=== TASK REQUIREMENTS ===
For every line in the data below that contains "this", copy the line.

=== DATA RECORDS ===
==============================

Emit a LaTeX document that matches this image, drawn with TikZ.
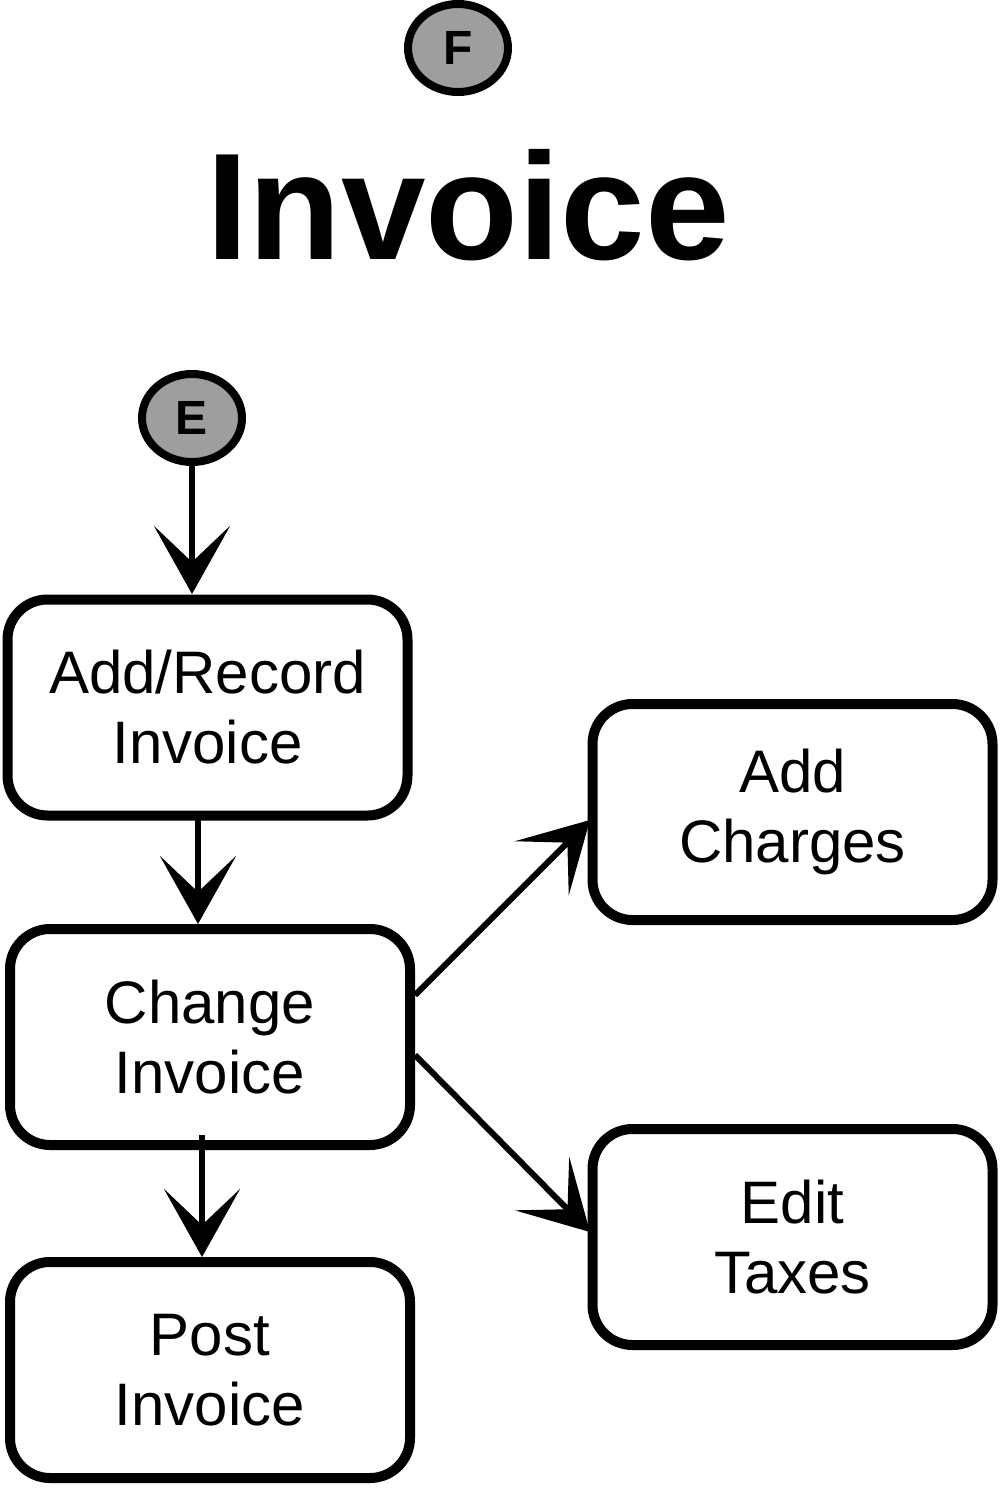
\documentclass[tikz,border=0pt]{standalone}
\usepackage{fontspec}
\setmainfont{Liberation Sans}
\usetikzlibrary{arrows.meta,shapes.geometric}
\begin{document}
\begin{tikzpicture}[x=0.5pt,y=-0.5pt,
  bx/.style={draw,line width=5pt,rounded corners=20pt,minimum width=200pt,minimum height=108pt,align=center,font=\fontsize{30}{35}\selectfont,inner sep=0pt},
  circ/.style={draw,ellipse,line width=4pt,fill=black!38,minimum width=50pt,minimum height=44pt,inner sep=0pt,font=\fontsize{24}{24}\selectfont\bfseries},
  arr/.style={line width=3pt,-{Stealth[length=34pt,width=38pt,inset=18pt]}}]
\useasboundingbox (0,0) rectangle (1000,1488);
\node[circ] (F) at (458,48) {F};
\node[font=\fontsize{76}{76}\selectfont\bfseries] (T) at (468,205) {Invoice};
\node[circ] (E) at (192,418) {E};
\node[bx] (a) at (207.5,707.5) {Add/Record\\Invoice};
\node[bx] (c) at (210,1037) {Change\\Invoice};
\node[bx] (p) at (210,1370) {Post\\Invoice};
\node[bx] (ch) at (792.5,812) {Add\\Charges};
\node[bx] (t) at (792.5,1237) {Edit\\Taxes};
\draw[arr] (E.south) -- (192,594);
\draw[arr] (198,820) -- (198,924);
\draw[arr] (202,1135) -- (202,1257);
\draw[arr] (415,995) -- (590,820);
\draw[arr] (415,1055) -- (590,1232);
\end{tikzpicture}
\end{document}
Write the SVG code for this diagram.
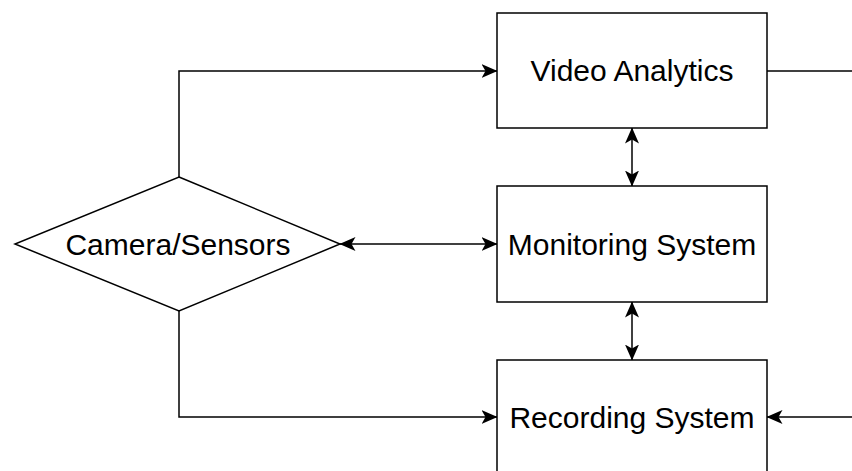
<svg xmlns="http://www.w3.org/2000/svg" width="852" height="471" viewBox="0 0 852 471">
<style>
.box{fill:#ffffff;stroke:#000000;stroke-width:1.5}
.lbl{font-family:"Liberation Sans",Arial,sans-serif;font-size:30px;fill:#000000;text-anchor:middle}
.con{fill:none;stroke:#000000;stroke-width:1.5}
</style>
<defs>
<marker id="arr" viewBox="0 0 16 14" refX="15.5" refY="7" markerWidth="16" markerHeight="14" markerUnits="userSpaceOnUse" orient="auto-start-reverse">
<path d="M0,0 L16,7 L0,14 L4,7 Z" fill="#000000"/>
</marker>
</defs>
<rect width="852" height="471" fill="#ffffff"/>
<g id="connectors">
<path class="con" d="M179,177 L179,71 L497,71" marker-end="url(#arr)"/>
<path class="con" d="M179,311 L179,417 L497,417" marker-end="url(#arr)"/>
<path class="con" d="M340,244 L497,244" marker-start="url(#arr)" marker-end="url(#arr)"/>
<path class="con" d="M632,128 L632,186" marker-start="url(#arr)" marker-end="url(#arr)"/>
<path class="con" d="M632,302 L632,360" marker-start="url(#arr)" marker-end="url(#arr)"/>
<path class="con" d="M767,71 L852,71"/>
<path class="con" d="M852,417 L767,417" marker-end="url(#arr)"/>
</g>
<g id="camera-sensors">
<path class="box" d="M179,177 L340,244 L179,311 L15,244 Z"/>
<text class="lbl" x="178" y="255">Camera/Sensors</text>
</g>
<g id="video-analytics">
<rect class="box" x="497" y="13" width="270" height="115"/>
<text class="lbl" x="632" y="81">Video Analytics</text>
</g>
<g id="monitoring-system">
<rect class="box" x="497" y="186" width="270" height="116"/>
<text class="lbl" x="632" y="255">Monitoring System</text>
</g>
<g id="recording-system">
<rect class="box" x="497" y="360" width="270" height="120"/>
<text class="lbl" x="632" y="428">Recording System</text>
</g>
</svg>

==============================

=== THE COMPLETED TASK ===
Emit a LaTeX document that matches this image, drawn with TikZ.
Write the SVG code for this diagram.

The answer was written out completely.